- Problem
Only the pictures are omitted; repeat all other data exactly.

===== Given data =====

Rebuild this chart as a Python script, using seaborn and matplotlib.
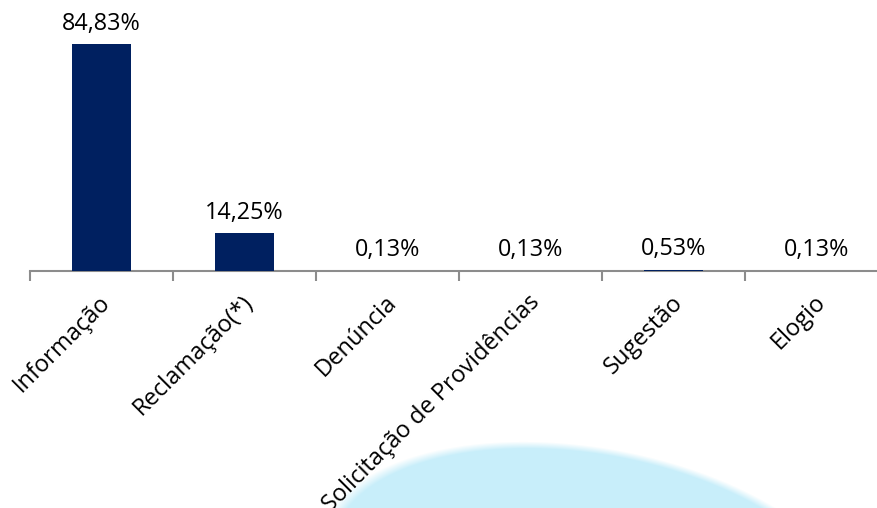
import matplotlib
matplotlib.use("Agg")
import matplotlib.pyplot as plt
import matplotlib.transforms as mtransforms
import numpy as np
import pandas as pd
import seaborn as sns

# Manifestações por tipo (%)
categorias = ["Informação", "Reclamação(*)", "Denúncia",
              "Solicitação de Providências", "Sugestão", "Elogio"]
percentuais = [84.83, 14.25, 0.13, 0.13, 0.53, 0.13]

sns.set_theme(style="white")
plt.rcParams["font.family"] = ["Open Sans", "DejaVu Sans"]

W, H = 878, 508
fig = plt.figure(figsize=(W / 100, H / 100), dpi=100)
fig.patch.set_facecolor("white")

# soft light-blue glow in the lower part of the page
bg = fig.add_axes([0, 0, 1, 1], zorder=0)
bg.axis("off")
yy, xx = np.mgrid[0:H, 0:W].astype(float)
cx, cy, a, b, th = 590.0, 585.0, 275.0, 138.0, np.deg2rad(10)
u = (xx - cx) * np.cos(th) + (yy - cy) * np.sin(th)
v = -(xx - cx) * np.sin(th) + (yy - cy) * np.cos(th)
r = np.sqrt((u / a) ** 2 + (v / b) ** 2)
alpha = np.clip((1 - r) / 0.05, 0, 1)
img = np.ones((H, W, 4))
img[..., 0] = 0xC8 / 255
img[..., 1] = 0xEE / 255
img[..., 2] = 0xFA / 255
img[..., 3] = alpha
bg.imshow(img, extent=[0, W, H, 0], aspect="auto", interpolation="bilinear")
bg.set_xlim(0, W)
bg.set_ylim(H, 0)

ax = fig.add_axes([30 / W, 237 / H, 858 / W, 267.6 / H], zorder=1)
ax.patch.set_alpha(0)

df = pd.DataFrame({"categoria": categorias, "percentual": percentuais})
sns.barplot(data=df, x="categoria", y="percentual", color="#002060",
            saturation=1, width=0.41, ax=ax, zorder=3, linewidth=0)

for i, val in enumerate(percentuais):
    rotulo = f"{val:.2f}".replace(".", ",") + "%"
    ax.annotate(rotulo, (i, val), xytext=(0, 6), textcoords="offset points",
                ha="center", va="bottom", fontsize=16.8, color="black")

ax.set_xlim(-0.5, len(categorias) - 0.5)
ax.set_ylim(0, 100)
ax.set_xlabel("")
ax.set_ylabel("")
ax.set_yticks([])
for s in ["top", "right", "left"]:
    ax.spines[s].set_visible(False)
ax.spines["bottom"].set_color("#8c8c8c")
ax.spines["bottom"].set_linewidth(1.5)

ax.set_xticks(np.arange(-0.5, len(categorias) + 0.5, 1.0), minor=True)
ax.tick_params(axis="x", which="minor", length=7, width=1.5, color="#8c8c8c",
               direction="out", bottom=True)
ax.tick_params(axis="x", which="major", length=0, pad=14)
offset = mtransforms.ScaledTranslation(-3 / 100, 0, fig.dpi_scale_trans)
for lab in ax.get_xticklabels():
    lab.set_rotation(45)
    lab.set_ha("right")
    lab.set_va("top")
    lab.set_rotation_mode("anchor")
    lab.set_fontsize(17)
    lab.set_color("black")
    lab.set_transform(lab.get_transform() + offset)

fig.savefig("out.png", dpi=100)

=====

- Solution for this exercise
Rebuild this chart as a Python script, using seaborn and matplotlib.
import matplotlib
matplotlib.use("Agg")
import matplotlib.pyplot as plt
import matplotlib.transforms as mtransforms
import numpy as np
import pandas as pd
import seaborn as sns

# Manifestações por tipo (%)
categorias = ["Informação", "Reclamação(*)", "Denúncia",
              "Solicitação de Providências", "Sugestão", "Elogio"]
percentuais = [84.83, 14.25, 0.13, 0.13, 0.53, 0.13]

sns.set_theme(style="white")
plt.rcParams["font.family"] = ["Open Sans", "DejaVu Sans"]

W, H = 878, 508
fig = plt.figure(figsize=(W / 100, H / 100), dpi=100)
fig.patch.set_facecolor("white")

# soft light-blue glow in the lower part of the page
bg = fig.add_axes([0, 0, 1, 1], zorder=0)
bg.axis("off")
yy, xx = np.mgrid[0:H, 0:W].astype(float)
cx, cy, a, b, th = 590.0, 585.0, 275.0, 138.0, np.deg2rad(10)
u = (xx - cx) * np.cos(th) + (yy - cy) * np.sin(th)
v = -(xx - cx) * np.sin(th) + (yy - cy) * np.cos(th)
r = np.sqrt((u / a) ** 2 + (v / b) ** 2)
alpha = np.clip((1 - r) / 0.05, 0, 1)
img = np.ones((H, W, 4))
img[..., 0] = 0xC8 / 255
img[..., 1] = 0xEE / 255
img[..., 2] = 0xFA / 255
img[..., 3] = alpha
bg.imshow(img, extent=[0, W, H, 0], aspect="auto", interpolation="bilinear")
bg.set_xlim(0, W)
bg.set_ylim(H, 0)

ax = fig.add_axes([30 / W, 237 / H, 858 / W, 267.6 / H], zorder=1)
ax.patch.set_alpha(0)

df = pd.DataFrame({"categoria": categorias, "percentual": percentuais})
sns.barplot(data=df, x="categoria", y="percentual", color="#002060",
            saturation=1, width=0.41, ax=ax, zorder=3, linewidth=0)

for i, val in enumerate(percentuais):
    rotulo = f"{val:.2f}".replace(".", ",") + "%"
    ax.annotate(rotulo, (i, val), xytext=(0, 6), textcoords="offset points",
                ha="center", va="bottom", fontsize=16.8, color="black")

ax.set_xlim(-0.5, len(categorias) - 0.5)
ax.set_ylim(0, 100)
ax.set_xlabel("")
ax.set_ylabel("")
ax.set_yticks([])
for s in ["top", "right", "left"]:
    ax.spines[s].set_visible(False)
ax.spines["bottom"].set_color("#8c8c8c")
ax.spines["bottom"].set_linewidth(1.5)

ax.set_xticks(np.arange(-0.5, len(categorias) + 0.5, 1.0), minor=True)
ax.tick_params(axis="x", which="minor", length=7, width=1.5, color="#8c8c8c",
               direction="out", bottom=True)
ax.tick_params(axis="x", which="major", length=0, pad=14)
offset = mtransforms.ScaledTranslation(-3 / 100, 0, fig.dpi_scale_trans)
for lab in ax.get_xticklabels():
    lab.set_rotation(45)
    lab.set_ha("right")
    lab.set_va("top")
    lab.set_rotation_mode("anchor")
    lab.set_fontsize(17)
    lab.set_color("black")
    lab.set_transform(lab.get_transform() + offset)

fig.savefig("out.png", dpi=100)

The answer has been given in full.